U.S. Chamber Urges Opposition to Counterproductive 'Buy American' Provisions in Senate Jobs Bill
WASHINGTON, D.C.—The U.S. Chamber of Commerce, along with a broad collection of other associations, sent a letter to Senate leaders today opposing 'Buy American' requirements in the upcoming jobs bill.
"We should not be including job-killing requirements in a job-creating bill," said Bruce Josten, executive vice president of Government Affairs for the U.S. Chamber. "We hope the Senate sees the errors of the 'Buy American' requirements in the Recovery Act and decides against inclusion in this bill.
"The 'Buy American' rules are now backfiring on the United States, stunting job creation, delaying projects, and causing retaliation abroad," he said. "As we approach the anniversary of the passing of the Recovery Act, we should learn from our mistakes and avoid including such rules in future legislation."

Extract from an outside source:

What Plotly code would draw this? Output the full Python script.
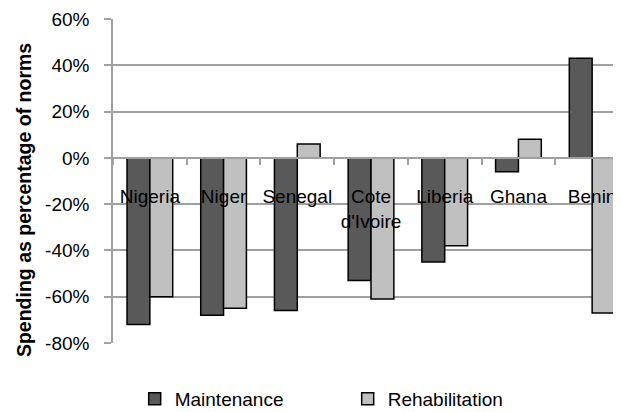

The U.S. Chamber released a study in September 2009 that found the cost of 'Buy American' rules in the recovery act is substantial, especially as other countries implement mirroring 'buy national' policies of their own. If foreign governments lock U.S. companies out of just one percent of their own stimulus spending, the net U.S. job loss could surpass 170,000.
The U.S. Chamber is the world's largest business federation representing the interests of more than 3 million businesses and organizations of every size, sector, and region.